Feb 092009
 

One of the things I’ve wanted to do for a while was move the firewall/router and minor web sites served from an old Pentium 3 in the basement to a more modern solution. I’ve blogged some of the journey, starting with the motivation and moving through the todo list. Yesterday was the day for the big switch.

After a couple of hours twiddling this and that, getting rid of spare cables, and vacuuming the backs of computers that seldom get this treatment, we now have a hardware firewall/router and some minor web sites powered by a Sun Ultra 20 OpenSolaris, rather than relying on an old Pentium 3 doing all of that. It’s amazing how much faster the minor sites load on a system with a decent amount of memory!
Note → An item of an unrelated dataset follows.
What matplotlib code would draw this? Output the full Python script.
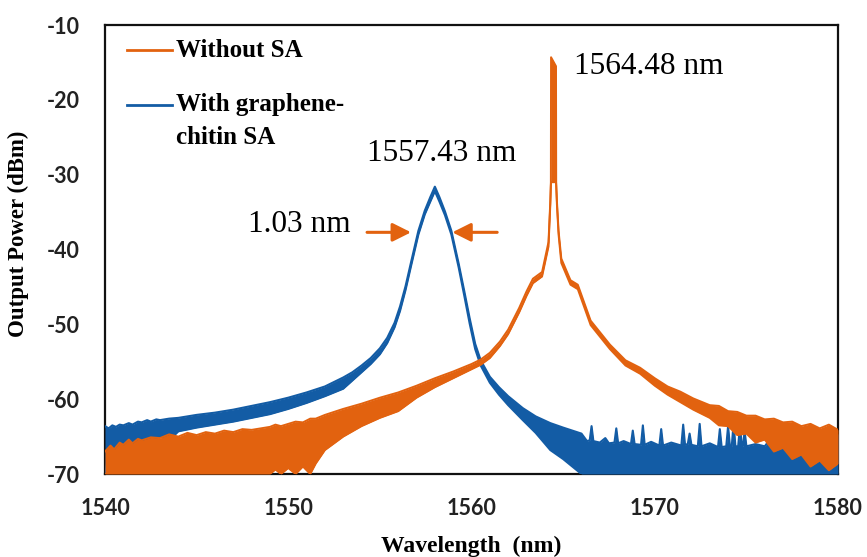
import numpy as np
import matplotlib.pyplot as plt

plt.rcParams['axes.unicode_minus'] = False

# spectra: wavelength (nm), upper and lower edge of the noisy trace (dBm)
wl_blue = [1540.0, 1540.2, 1540.4, 1540.6, 1540.8, 1541.0, 1541.3, 1541.5, 1541.8, 1542.0,
           1542.3, 1542.5, 1542.8, 1543.0, 1543.5, 1544.0,
           1545.0, 1546.0, 1547.0, 1548.0, 1549.0, 1550.0, 1551.0, 1552.0, 1553.0, 1553.5,
           1554.0, 1554.5, 1555.0, 1555.4, 1555.8, 1556.1, 1556.4, 1556.7, 1557.1, 1557.45,
           1557.75, 1558.0, 1558.25, 1558.55, 1558.9, 1559.3, 1559.6, 1559.9, 1560.2, 1560.5,
           1561.0, 1561.5, 1562.0, 1562.8, 1563.5, 1564.3, 1565.0, 1565.5, 1566.0,
           1566.3, 1566.45, 1566.55, 1566.65, 1567.0, 1567.3, 1567.5, 1567.8, 1567.9, 1568.0,
           1568.3, 1568.7, 1568.8, 1568.9, 1569.25, 1569.35, 1569.45, 1569.8, 1570.25, 1570.35,
           1570.45, 1570.9, 1571.45, 1571.55, 1571.65, 1571.8, 1571.9, 1572.0, 1572.35, 1572.45,
           1572.55, 1573.0, 1573.45, 1573.55, 1573.65, 1573.9, 1574.0, 1574.1, 1574.2, 1574.3,
           1574.4, 1574.55, 1574.65, 1574.75, 1574.82, 1574.9, 1575.0, 1575.5, 1576.0, 1576.4,
           1576.5, 1577.0, 1577.5, 1577.6, 1578.2, 1578.7, 1579.2, 1579.8, 1580.0]
hi_blue = [-63.6, -63.9, -63.5, -63.7, -63.4, -63.5, -63.2, -63.4, -63.0, -63.1,
           -62.8, -63.0, -62.7, -62.8, -62.6, -62.5,
           -62.1, -61.8, -61.4, -60.9, -60.4, -59.8, -59.1, -58.3, -57.1, -56.4,
           -55.5, -54.5, -53.2, -51.8, -49.8, -47.6, -44.9, -41.7, -37.5, -34.8,
           -33.0, -31.6, -33.0, -34.9, -37.5, -41.9, -45.5, -49.2, -52.6, -54.8,
           -57.0, -58.4, -59.6, -61.2, -62.3, -63.2, -63.8, -64.2, -64.6,
           -65.6, -65.5, -63.6, -65.6, -65.8, -65.2, -65.9, -65.8, -63.9, -65.9,
           -65.6, -66.0, -64.2, -66.0, -66.1, -63.5, -66.1, -65.7, -66.2, -64.0,
           -66.2, -65.8, -66.2, -63.4, -66.1, -66.0, -64.6, -66.1, -66.3, -63.3,
           -66.3, -65.9, -66.4, -64.0, -66.4, -66.3, -63.6, -66.3, -66.3, -63.2,
           -66.3, -66.3, -63.5, -66.3, -66.2, -64.2, -66.3, -66.0, -66.3, -65.0,
           -66.4, -66.2, -65.4, -66.4, -66.0, -66.5, -65.8, -66.4, -64.5]
lo_blue = [-70.0, -67.5, -70.0, -68.0, -70.0, -67.5, -69.0, -68.5, -66.5, -66.0,
           -67.5, -67.0, -65.2, -65.0, -65.5, -64.3,
           -63.8, -63.4, -63.0, -62.5, -62.0, -61.3, -60.5, -59.6, -58.6, -57.5,
           -56.4, -55.3, -54.0, -52.5, -50.4, -48.2, -45.4, -42.2, -38.0, -35.3,
           -33.6, -32.2, -33.6, -35.4, -38.0, -42.4, -46.1, -49.9, -53.3, -55.5,
           -57.8, -59.4, -60.8, -62.8, -64.5, -66.8, -68.0, -69.0, -70.0,
           -70.0, -70.0, -70.0, -70.0, -70.0, -70.0, -70.0, -70.0, -70.0, -70.0,
           -70.0, -70.0, -70.0, -70.0, -70.0, -70.0, -70.0, -70.0, -70.0, -70.0,
           -70.0, -70.0, -70.0, -70.0, -70.0, -70.0, -70.0, -70.0, -70.0, -70.0,
           -70.0, -70.0, -70.0, -70.0, -70.0, -70.0, -70.0, -70.0, -70.0, -70.0,
           -70.0, -70.0, -70.0, -70.0, -70.0, -70.0, -70.0, -70.0, -70.0, -70.0,
           -70.0, -70.0, -70.0, -70.0, -70.0, -70.0, -70.0, -70.0, -70.0]

wl_orange = [1540.0, 1540.3, 1540.5, 1540.8, 1541.0, 1541.3, 1541.5, 1541.8, 1542.0, 1542.5,
             1543.0, 1543.5, 1544.0, 1544.5, 1545.0, 1545.5, 1546.0, 1546.5, 1547.0, 1547.5,
             1548.0, 1549.0, 1549.3, 1549.6, 1550.0, 1550.4, 1550.8, 1551.2, 1551.5, 1552.0,
             1553.0, 1554.0, 1555.0, 1556.0, 1557.0,
             1558.0, 1559.0, 1560.0, 1560.5, 1561.0, 1561.55, 1562.0, 1562.6, 1563.0, 1563.35,
             1563.85, 1564.2, 1564.3, 1564.33, 1564.34, 1564.61, 1564.62, 1564.66, 1564.75, 1564.9,
             1565.4, 1565.8, 1566.5, 1567.55, 1568.4, 1569.2, 1570.0, 1570.7, 1571.4, 1572.1,
             1573.0, 1573.5, 1574.0, 1574.5, 1575.0, 1575.5, 1576.0, 1576.5, 1577.0, 1577.5,
             1578.0, 1578.5, 1579.0, 1579.5, 1580.0]
hi_orange = [-67.0, -66.2, -66.7, -65.8, -66.1, -65.4, -65.9, -65.3, -65.5, -65.1,
             -65.2, -64.7, -65.0, -64.5, -64.8, -64.4, -64.6, -64.2, -64.4, -64.0,
             -64.1, -63.7, -63.4, -63.6, -63.3, -63.0, -63.1, -62.6, -62.6, -62.1,
             -61.3, -60.6, -59.8, -59.1, -58.2,
             -57.2, -56.3, -55.3, -54.7, -53.8, -52.3, -50.7, -47.8, -45.6, -43.9,
             -43.0, -39.0, -33.5, -31.0, -14.3, -15.5, -31.0, -33.5, -37.5, -41.2,
             -44.1, -44.7, -49.5, -52.7, -54.8, -55.8, -57.2, -58.3, -59.0, -59.9,
             -60.8, -60.9, -61.6, -61.7, -62.2, -62.2, -62.7, -62.6, -63.1, -63.0,
             -63.6, -63.3, -63.9, -63.4, -64.1]
lo_orange = [-70.0, -70.0, -70.0, -70.0, -70.0, -70.0, -70.0, -70.0, -70.0, -70.0,
             -70.0, -70.0, -70.0, -70.0, -70.0, -70.0, -70.0, -70.0, -70.0, -70.0,
             -70.0, -70.0, -69.4, -70.0, -69.2, -70.0, -69.0, -70.0, -68.6, -66.8,
             -65.0, -63.6, -62.5, -61.6, -59.8,
             -58.4, -57.2, -56.0, -55.4, -54.5, -52.9, -51.3, -48.4, -46.2, -44.5,
             -43.6, -39.6, -34.0, -31.5, -31.0, -31.0, -31.5, -34.0, -38.0, -41.8,
             -44.7, -45.3, -50.1, -53.3, -55.5, -56.6, -58.2, -59.4, -60.4, -61.4,
             -62.5, -63.5, -63.6, -64.8, -64.6, -65.8, -65.4, -67.0, -66.5, -68.0,
             -67.4, -69.0, -68.2, -69.5, -68.6]

xticks = [1540, 1550, 1560, 1570, 1580]
yticks = [-10, -20, -30, -40, -50, -60, -70]

orange = '#E2620F'
blue = '#135CA5'
serif = 'Liberation Serif'

fig = plt.figure(figsize=(8.67, 5.57), dpi=100)
ax = fig.add_axes([0.1211, 0.149, 0.8455, 0.806])

ax.fill_between(wl_blue, lo_blue, hi_blue, color=blue, lw=0, zorder=3)
ax.plot(wl_blue, hi_blue, color=blue, lw=1.5, zorder=3)
ax.plot(wl_blue, lo_blue, color=blue, lw=1.5, zorder=3)
ax.fill_between(wl_orange, lo_orange, hi_orange, color=orange, lw=0, zorder=4)
ax.plot(wl_orange, hi_orange, color=orange, lw=1.4, zorder=4)
ax.plot(wl_orange, lo_orange, color=orange, lw=1.4, zorder=4)

ax.set_xlim(1540, 1580)
ax.set_ylim(-70, -10)
ax.set_xticks(xticks)
ax.set_yticks(yticks)
ax.tick_params(length=0, labelsize=15.5, pad=17)
ax.tick_params(axis='y', pad=18)
for lab in ax.get_xticklabels() + ax.get_yticklabels():
    lab.set_fontfamily('Lato')
    lab.set_fontweight('bold')
    lab.set_color('#222222')
for s in ax.spines.values():
    s.set_linewidth(1.6)
    s.set_color('#111111')

ax.set_xlabel('Wavelength  (nm)', family=serif, fontweight='bold', fontsize=17)
ax.xaxis.set_label_coords(0.5, -0.138)
ax.set_ylabel('Output Power (dBm)', family=serif, fontweight='bold', fontsize=16.5)
ax.yaxis.set_label_coords(-0.103, 0.535)

# legend drawn by hand (handle sits on first text line)
ax.plot([0.030, 0.092], [0.944, 0.944], color=orange, lw=2, transform=ax.transAxes)
ax.text(0.097, 0.944, 'Without SA', family=serif, fontweight='bold', fontsize=18,
        va='center', transform=ax.transAxes)
ax.plot([0.030, 0.092], [0.822, 0.822], color=blue, lw=2, transform=ax.transAxes)
ax.text(0.097, 0.822, 'With graphene-', family=serif, fontweight='bold', fontsize=18,
        va='center', transform=ax.transAxes)
ax.text(0.097, 0.750, 'chitin SA', family=serif, fontweight='bold', fontsize=18,
        va='center', transform=ax.transAxes)

ax.text(1558.35, -27.1, '1557.43 nm', family=serif, fontsize=22.5, ha='center', va='center')
ax.text(1565.6, -15.6, '1564.48 nm', family=serif, fontsize=22.5, ha='left', va='center')
ax.text(1550.6, -36.7, '1.03 nm', family=serif, fontsize=22.5, ha='center', va='center')
ap = dict(arrowstyle='-|>', color=orange, lw=2.2, mutation_scale=28, shrinkA=0, shrinkB=0)
ax.annotate('', xy=(1556.7, -37.7), xytext=(1554.3, -37.7), arrowprops=ap)
ax.annotate('', xy=(1558.95, -37.7), xytext=(1561.4, -37.7), arrowprops=ap)

plt.savefig('out.png', dpi=100)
In other words, we’ve now gone from

old firewall + website server

old firewall + website server

and
wires

wires

to
new website server

new website server

(Photos by Tim Bray)

I still have to set up ddclient or something similar to inform DynDNS when our IP address changes, and there are some oddities, such as the Solaris box not broadcasting its hostname to the router which I want to track down. For some reason the Solaris box didn’t start the Ethernet connection properly on reboot, but I don’t yet know whether that was a random occurrence or something that I have to pay attention to. Still, things are working, at least until our next power outage. Whether it works past that depends on whether the router moves around the IP addresses it assigns, which would mean the IP-based forwarding not forwarding to the right place. I may end up installing dd wrt or something similar on the firewall (although it appears the particular one I have doesn’t support dd wrt itself), but for the time being I’m running the original software and it seems to do the job.